>> BEGIN

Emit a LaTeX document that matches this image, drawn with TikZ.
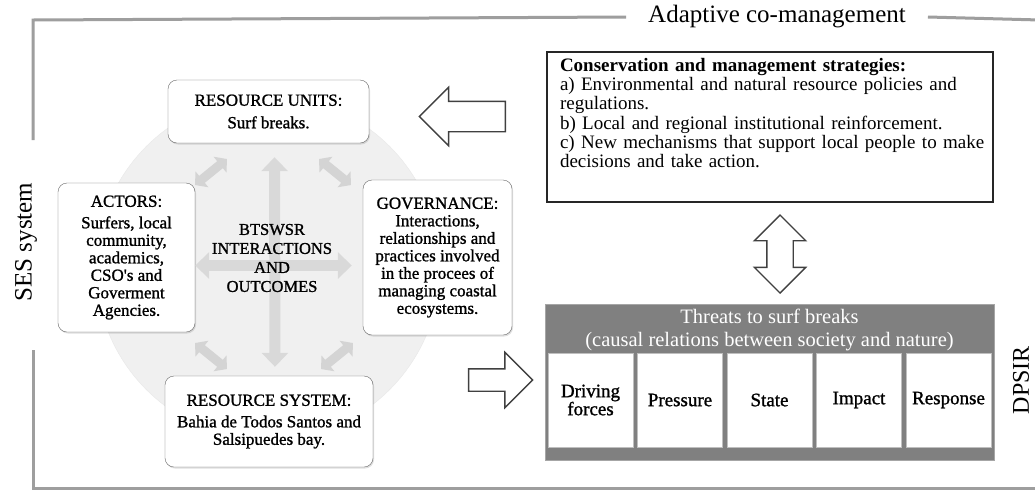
\documentclass[tikz,border=0pt]{standalone}
\usepackage{fontspec}
\setmainfont{Liberation Serif}
\newfontfamily\heavyfont[FakeBold=1.2]{Liberation Serif}
\usetikzlibrary{shapes,arrows,positioning,calc,arrows.meta,shadows}

\tikzset{
  frame/.style={draw=black!38, line width=3pt},
  partbox/.style={draw=black!60, fill=white, rounded corners=9pt, align=center,
    font=\heavyfont\fontsize{17}{17.5}\selectfont,
    drop shadow={opacity=0.25, shadow xshift=1pt, shadow yshift=-1.5pt}},
  hollow/.style={draw=black!75, line width=1.4pt, fill=white},
  soft/.style={draw=black!15, line width=11pt, {Triangle[width=26pt,length=14pt]}-{Triangle[width=26pt,length=14pt]}},
  nudge/.style={draw=black!17, line width=9pt, {Triangle[width=20pt,length=9pt]}-{Triangle[width=20pt,length=9pt]}},
  cell/.style={draw=black!25, fill=white, minimum width=85pt, minimum height=94pt, align=center,
    inner sep=2pt, font=\heavyfont\fontsize{19}{18}\selectfont}
}

\begin{document}
\begin{tikzpicture}[x=1pt, y=-1pt]
    \useasboundingbox[fill=white] (0,0) rectangle (1035,491);

    % Outer frame with its three labels
    \node[inner xsep=22pt, font=\fontsize{25}{25}\selectfont] (title) at (777,17) {Adaptive co-management};
    \node[rotate=90, font=\fontsize{25}{25}\selectfont] (ses) at (26,242) {SES system};
    \node[rotate=90, inner sep=0pt, font=\fontsize{24}{24}\selectfont] (dpsir) at (1021,380) {DPSIR};
    \coordinate (cornerTL) at (33,20);
    \coordinate (cornerTR) at (1040,20);
    \coordinate (cornerBL) at (33,488);
    \coordinate (cornerBR) at (1040,488);
    \draw[frame] (title.west) -- (cornerTL) -- (33,140);
    \draw[frame] (33,350) -- (cornerBL) -- (cornerBR);
    \draw[frame] (title.east) -- (cornerTR);

    % SES wheel
    \node[circle, minimum size=344pt, fill=black!6, draw=black!9, inner sep=0pt] (hub) at (268,268) {};
    \node[partbox, minimum width=201pt, minimum height=63pt] (units) at (268.5,111.5)
        {RESOURCE UNITS:\\[5pt] Surf breaks.};
    \node[partbox, minimum width=137pt, minimum height=149pt] (actors) at (126.5,257.5)
        {ACTORS:\\[4pt] Surfers, local\\ community,\\ academics,\\ CSO's and\\ Goverment\\ Agencies.};
    \node[partbox, minimum width=149pt, minimum height=155pt] (gov) at (437.5,257.5)
        {GOVERNANCE:\\ Interactions,\\ relationships and\\ practices involved\\ in the procees of\\ managing coastal\\ ecosystems.};
    \node[partbox, minimum width=208pt, minimum height=91pt] (system) at (269,421.5)
        {RESOURCE SYSTEM:\\[4pt] Bahia de Todos Santos and\\ Salsipuedes bay.};

    % Soft arrows inside the wheel
    \draw[soft, shorten <=14pt, shorten >=9pt] ([xshift=6pt]units.south) -- ([xshift=6pt]system.north);
    \draw[soft, shorten >=11pt] ([yshift=-8pt]actors.east) -- ([yshift=-8pt]gov.west);
    \coordinate (n1a) at (195,185); \coordinate (n1b) at (227,159);
    \coordinate (n2a) at (319,159); \coordinate (n2b) at (351,185);
    \coordinate (n3a) at (195,343); \coordinate (n3b) at (227,369);
    \coordinate (n4a) at (321,369); \coordinate (n4b) at (353,343);
    \foreach \i in {1,...,4} \draw[nudge] (n\i a) -- (n\i b);
    \node[align=center, font=\heavyfont\fontsize{16.5}{19}\selectfont] (core) at (272,258)
        {BTSWSR\\ INTERACTIONS\\ AND\\ OUTCOMES};

    % Strategies
    \node[draw=black!85, line width=1.6pt, minimum width=446pt, minimum height=150pt,
          inner xsep=13pt, text width=420pt, align=left, font=\fontsize{19}{19.2}\selectfont] (strat) at (770,127)
        {\textbf{Conservation and management strategies:}\\
         a) Environmental and natural resource policies and\\
         regulations.\\
         b) Local and regional institutional reinforcement.\\
         \mbox{c) New mechanisms that support local people to make}\\
         decisions and take action.\\[8.8pt]\mbox{}};

    % DPSIR block
    \node[fill=black!50, draw=black!35, minimum width=449pt, minimum height=156pt] (threats) at (769.5,382) {};
    \node[align=center, text=white, font=\fontsize{20.5}{23}\selectfont] (head) at (769.5,330)
        {Threats to surf breaks\\ (causal relations between society and nature)};
    \foreach \lbl [count=\i] in {{Driving\\forces},Pressure,State,Impact,Response}
        \node[cell] (cell\i) at (501+89.5*\i,400) {\lbl};

    % Hollow arrows
    \node[hollow, single arrow, shape border rotate=180, minimum height=86pt, inner sep=14.5pt,
          single arrow head extend=14pt] (toward) at (470,116.5) {};
    \node[hollow, double arrow, shape border rotate=90, minimum height=78pt, inner sep=12.5pt,
          double arrow head extend=12.5pt] (link) at (780,254) {};
    \node[hollow, single arrow, minimum height=64pt, inner sep=10.5pt,
          single arrow head extend=16.5pt] (feed) at (495,380) {};
\end{tikzpicture}
\end{document}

>> END

Requirement:
Repeat, word for word and with no pictures, only the lines running from the beginning of the data to the line that contains "(title.east) -- (cornerTR);".

Written answer:
Emit a LaTeX document that matches this image, drawn with TikZ.
\documentclass[tikz,border=0pt]{standalone}
\usepackage{fontspec}
\setmainfont{Liberation Serif}
\newfontfamily\heavyfont[FakeBold=1.2]{Liberation Serif}
\usetikzlibrary{shapes,arrows,positioning,calc,arrows.meta,shadows}

\tikzset{
  frame/.style={draw=black!38, line width=3pt},
  partbox/.style={draw=black!60, fill=white, rounded corners=9pt, align=center,
    font=\heavyfont\fontsize{17}{17.5}\selectfont,
    drop shadow={opacity=0.25, shadow xshift=1pt, shadow yshift=-1.5pt}},
  hollow/.style={draw=black!75, line width=1.4pt, fill=white},
  soft/.style={draw=black!15, line width=11pt, {Triangle[width=26pt,length=14pt]}-{Triangle[width=26pt,length=14pt]}},
  nudge/.style={draw=black!17, line width=9pt, {Triangle[width=20pt,length=9pt]}-{Triangle[width=20pt,length=9pt]}},
  cell/.style={draw=black!25, fill=white, minimum width=85pt, minimum height=94pt, align=center,
    inner sep=2pt, font=\heavyfont\fontsize{19}{18}\selectfont}
}

\begin{document}
\begin{tikzpicture}[x=1pt, y=-1pt]
    \useasboundingbox[fill=white] (0,0) rectangle (1035,491);

    % Outer frame with its three labels
    \node[inner xsep=22pt, font=\fontsize{25}{25}\selectfont] (title) at (777,17) {Adaptive co-management};
    \node[rotate=90, font=\fontsize{25}{25}\selectfont] (ses) at (26,242) {SES system};
    \node[rotate=90, inner sep=0pt, font=\fontsize{24}{24}\selectfont] (dpsir) at (1021,380) {DPSIR};
    \coordinate (cornerTL) at (33,20);
    \coordinate (cornerTR) at (1040,20);
    \coordinate (cornerBL) at (33,488);
    \coordinate (cornerBR) at (1040,488);
    \draw[frame] (title.west) -- (cornerTL) -- (33,140);
    \draw[frame] (33,350) -- (cornerBL) -- (cornerBR);
    \draw[frame] (title.east) -- (cornerTR);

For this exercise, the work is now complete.